→ **Exercise description**: Print, word for word, the opening line of the data below and every line after it through the line that contains "y_ticks = [0, 200, 400]", but not the pictures.

→ **Provided data**:
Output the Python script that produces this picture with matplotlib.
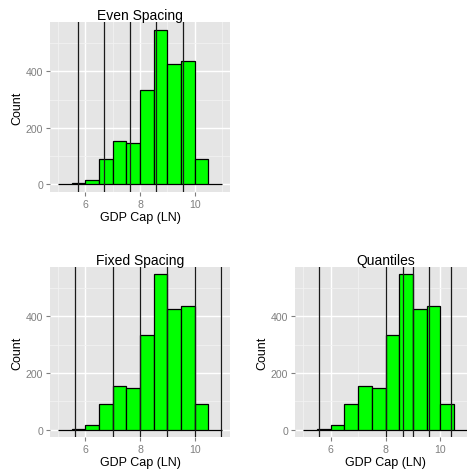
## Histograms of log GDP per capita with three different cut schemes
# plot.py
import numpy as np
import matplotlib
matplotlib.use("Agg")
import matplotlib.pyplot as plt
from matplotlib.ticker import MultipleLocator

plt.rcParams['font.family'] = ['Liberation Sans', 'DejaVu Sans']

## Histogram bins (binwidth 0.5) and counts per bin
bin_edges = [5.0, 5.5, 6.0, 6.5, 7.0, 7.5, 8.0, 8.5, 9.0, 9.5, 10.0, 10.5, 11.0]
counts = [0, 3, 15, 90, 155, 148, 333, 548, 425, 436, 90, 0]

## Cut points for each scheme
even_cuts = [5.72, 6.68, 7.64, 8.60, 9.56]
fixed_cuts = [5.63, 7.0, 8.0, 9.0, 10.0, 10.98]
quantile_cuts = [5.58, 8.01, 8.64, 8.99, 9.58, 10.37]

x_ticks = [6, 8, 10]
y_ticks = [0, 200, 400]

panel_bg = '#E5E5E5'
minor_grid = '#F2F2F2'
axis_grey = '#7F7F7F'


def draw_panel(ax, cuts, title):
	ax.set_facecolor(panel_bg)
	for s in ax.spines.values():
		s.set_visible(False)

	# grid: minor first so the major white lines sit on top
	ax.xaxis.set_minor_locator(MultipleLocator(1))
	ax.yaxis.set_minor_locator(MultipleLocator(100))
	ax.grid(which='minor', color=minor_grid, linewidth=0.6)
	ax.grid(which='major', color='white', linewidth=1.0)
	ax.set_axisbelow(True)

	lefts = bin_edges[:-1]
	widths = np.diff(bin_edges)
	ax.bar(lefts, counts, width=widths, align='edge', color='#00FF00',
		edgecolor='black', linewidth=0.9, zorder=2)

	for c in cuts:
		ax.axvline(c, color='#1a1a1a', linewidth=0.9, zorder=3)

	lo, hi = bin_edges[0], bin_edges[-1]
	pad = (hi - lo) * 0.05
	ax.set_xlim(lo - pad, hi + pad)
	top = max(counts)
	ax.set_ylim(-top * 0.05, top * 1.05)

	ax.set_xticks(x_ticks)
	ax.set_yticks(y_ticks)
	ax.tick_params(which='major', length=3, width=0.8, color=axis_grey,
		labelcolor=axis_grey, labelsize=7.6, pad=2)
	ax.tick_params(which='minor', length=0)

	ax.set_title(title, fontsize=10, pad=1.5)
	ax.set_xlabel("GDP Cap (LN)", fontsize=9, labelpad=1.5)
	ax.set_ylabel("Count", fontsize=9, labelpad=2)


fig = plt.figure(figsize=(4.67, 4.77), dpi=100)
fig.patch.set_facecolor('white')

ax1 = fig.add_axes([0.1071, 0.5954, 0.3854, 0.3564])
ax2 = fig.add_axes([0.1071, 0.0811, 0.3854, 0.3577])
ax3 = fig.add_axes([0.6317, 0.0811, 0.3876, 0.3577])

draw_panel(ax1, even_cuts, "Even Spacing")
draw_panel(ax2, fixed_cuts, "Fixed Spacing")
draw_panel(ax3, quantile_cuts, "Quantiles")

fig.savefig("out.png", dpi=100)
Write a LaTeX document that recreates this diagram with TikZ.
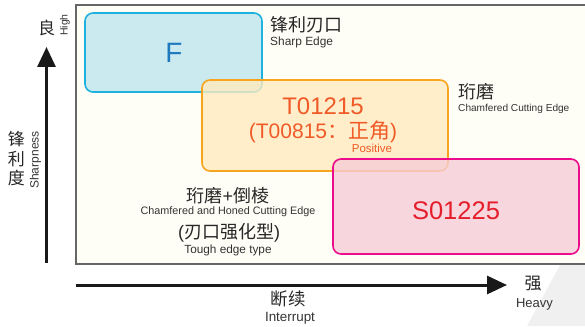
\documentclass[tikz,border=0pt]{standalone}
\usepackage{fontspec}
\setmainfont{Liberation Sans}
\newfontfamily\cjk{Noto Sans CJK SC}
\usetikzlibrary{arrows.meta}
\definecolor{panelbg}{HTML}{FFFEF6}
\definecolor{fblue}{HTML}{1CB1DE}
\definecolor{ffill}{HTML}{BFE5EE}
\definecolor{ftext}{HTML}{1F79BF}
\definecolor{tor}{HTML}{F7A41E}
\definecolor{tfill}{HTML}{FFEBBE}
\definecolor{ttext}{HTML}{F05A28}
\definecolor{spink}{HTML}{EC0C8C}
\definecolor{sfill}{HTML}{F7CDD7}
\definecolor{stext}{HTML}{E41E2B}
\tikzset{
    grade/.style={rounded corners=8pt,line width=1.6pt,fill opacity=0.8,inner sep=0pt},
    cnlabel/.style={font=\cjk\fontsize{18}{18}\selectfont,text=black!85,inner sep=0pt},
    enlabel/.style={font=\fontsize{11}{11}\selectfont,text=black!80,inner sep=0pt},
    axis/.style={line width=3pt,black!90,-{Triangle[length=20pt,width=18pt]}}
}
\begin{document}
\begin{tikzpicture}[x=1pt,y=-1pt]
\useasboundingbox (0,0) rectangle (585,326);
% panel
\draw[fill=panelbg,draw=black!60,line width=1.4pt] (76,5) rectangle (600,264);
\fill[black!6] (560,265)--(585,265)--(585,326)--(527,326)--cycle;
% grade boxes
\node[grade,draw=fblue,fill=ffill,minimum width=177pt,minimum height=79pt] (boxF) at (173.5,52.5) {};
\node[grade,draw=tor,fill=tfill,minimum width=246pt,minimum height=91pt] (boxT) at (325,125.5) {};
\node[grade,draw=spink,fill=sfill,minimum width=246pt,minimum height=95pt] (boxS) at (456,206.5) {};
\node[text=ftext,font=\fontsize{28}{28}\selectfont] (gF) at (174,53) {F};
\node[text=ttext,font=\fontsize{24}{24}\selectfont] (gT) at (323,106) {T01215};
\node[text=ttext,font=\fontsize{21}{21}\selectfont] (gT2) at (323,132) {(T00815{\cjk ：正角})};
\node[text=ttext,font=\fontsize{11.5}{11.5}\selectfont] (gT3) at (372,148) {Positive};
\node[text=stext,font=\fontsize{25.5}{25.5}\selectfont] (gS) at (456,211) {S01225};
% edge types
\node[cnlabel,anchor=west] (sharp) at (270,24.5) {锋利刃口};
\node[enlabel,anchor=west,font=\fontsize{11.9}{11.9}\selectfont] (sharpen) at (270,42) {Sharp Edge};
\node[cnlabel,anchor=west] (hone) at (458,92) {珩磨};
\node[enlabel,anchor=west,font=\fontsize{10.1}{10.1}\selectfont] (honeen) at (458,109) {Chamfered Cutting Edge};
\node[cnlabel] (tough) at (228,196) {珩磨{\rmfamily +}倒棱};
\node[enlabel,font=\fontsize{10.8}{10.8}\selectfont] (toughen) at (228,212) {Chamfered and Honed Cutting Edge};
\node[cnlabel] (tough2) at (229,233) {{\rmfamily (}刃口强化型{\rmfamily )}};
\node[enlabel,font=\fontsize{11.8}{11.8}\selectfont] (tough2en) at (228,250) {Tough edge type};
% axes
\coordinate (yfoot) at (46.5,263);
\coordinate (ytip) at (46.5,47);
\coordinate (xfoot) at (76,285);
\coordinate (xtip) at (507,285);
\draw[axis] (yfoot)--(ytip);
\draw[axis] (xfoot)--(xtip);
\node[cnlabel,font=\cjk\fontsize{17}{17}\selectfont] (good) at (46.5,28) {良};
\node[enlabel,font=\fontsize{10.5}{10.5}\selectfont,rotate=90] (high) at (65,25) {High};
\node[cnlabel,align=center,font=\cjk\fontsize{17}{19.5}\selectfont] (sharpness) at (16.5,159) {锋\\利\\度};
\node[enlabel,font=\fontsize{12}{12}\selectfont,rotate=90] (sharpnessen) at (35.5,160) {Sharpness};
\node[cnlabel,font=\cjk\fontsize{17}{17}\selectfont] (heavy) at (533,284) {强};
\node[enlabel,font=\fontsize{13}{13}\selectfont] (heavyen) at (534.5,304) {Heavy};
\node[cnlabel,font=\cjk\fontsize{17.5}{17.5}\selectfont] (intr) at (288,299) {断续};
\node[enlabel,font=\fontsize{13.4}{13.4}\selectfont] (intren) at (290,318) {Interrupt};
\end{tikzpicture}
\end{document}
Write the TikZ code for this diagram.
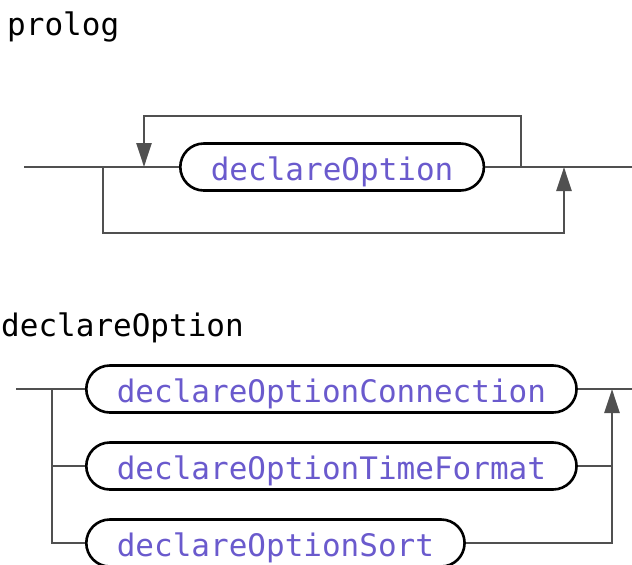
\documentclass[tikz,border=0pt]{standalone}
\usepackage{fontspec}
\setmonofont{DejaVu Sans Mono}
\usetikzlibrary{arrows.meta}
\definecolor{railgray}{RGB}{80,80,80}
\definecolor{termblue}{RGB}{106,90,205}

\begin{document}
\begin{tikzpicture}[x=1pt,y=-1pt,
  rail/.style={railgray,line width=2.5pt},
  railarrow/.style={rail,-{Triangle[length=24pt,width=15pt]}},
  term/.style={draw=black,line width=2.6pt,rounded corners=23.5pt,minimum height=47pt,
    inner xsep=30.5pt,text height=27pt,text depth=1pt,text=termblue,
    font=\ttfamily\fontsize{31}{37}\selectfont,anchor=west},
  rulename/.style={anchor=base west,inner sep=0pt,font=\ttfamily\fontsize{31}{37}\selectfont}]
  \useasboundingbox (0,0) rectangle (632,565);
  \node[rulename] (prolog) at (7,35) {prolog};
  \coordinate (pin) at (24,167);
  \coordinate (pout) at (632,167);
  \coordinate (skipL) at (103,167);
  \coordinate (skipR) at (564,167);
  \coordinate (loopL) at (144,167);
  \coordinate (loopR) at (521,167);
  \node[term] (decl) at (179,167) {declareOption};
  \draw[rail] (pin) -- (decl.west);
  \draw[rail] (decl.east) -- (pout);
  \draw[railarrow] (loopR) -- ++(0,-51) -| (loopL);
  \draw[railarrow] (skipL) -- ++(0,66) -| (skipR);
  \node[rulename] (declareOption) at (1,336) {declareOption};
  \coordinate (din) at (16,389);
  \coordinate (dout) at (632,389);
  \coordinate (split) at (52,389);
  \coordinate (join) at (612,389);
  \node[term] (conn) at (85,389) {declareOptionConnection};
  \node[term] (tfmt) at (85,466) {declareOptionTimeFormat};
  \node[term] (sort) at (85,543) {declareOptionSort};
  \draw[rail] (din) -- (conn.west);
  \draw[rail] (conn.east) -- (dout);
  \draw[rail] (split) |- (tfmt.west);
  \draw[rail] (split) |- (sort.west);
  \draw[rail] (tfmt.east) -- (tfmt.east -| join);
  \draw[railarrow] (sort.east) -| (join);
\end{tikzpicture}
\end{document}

→ **Final answer**:
Output the Python script that produces this picture with matplotlib.
## Histograms of log GDP per capita with three different cut schemes
# plot.py
import numpy as np
import matplotlib
matplotlib.use("Agg")
import matplotlib.pyplot as plt
from matplotlib.ticker import MultipleLocator

plt.rcParams['font.family'] = ['Liberation Sans', 'DejaVu Sans']

## Histogram bins (binwidth 0.5) and counts per bin
bin_edges = [5.0, 5.5, 6.0, 6.5, 7.0, 7.5, 8.0, 8.5, 9.0, 9.5, 10.0, 10.5, 11.0]
counts = [0, 3, 15, 90, 155, 148, 333, 548, 425, 436, 90, 0]

## Cut points for each scheme
even_cuts = [5.72, 6.68, 7.64, 8.60, 9.56]
fixed_cuts = [5.63, 7.0, 8.0, 9.0, 10.0, 10.98]
quantile_cuts = [5.58, 8.01, 8.64, 8.99, 9.58, 10.37]

x_ticks = [6, 8, 10]
y_ticks = [0, 200, 400]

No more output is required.